7. Who regulates Yu’e Bao?
It is not clear. The People’s Bank of China and the regulators of the securities and banking industries should all be concerned, according to Caixin. The central bank oversees Alipay. The securities regulator supervises Tianhong and the funds it manages. The banking regulator must pay attention as well because banks play a key role in Yu’e Bao investment.
8. Is the Chinese government supportive of the new phenomenon?
So far, yes. Beijing appears eager to continue with rapid financial reforms, unveiled at the Third Plenum of the Communist Party last November.
In his annual “state of the union” address to China’s ersatz parliament last week, Premier Li Keqiang pledged his government would “promote the healthy development of Internet banking.”

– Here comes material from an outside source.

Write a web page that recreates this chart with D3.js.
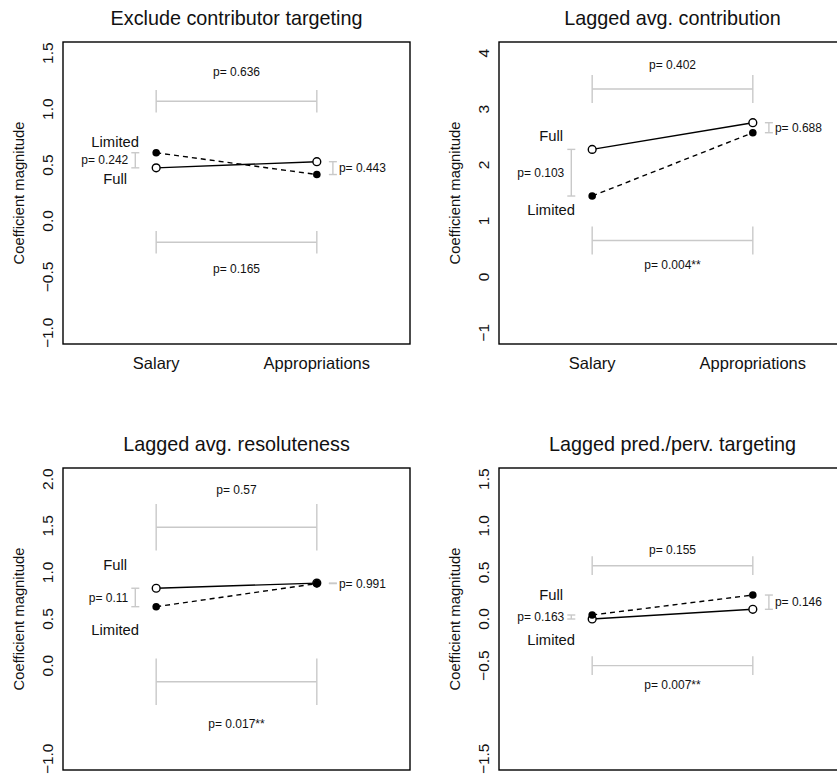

Zhou Xiaochuan, governor of the People’s Bank of China, told journalists last week that the regulators would not close down funds like Yu’e Bao but changes in their supervision were in preparation.
“Financial business on the Internet is a new thing, so the current policy, supervision and coordination could not adapt to and need to be completed,” he said. “But in general, financial policy supports the application of technology, so it needs to follow the footsteps of time and technology.”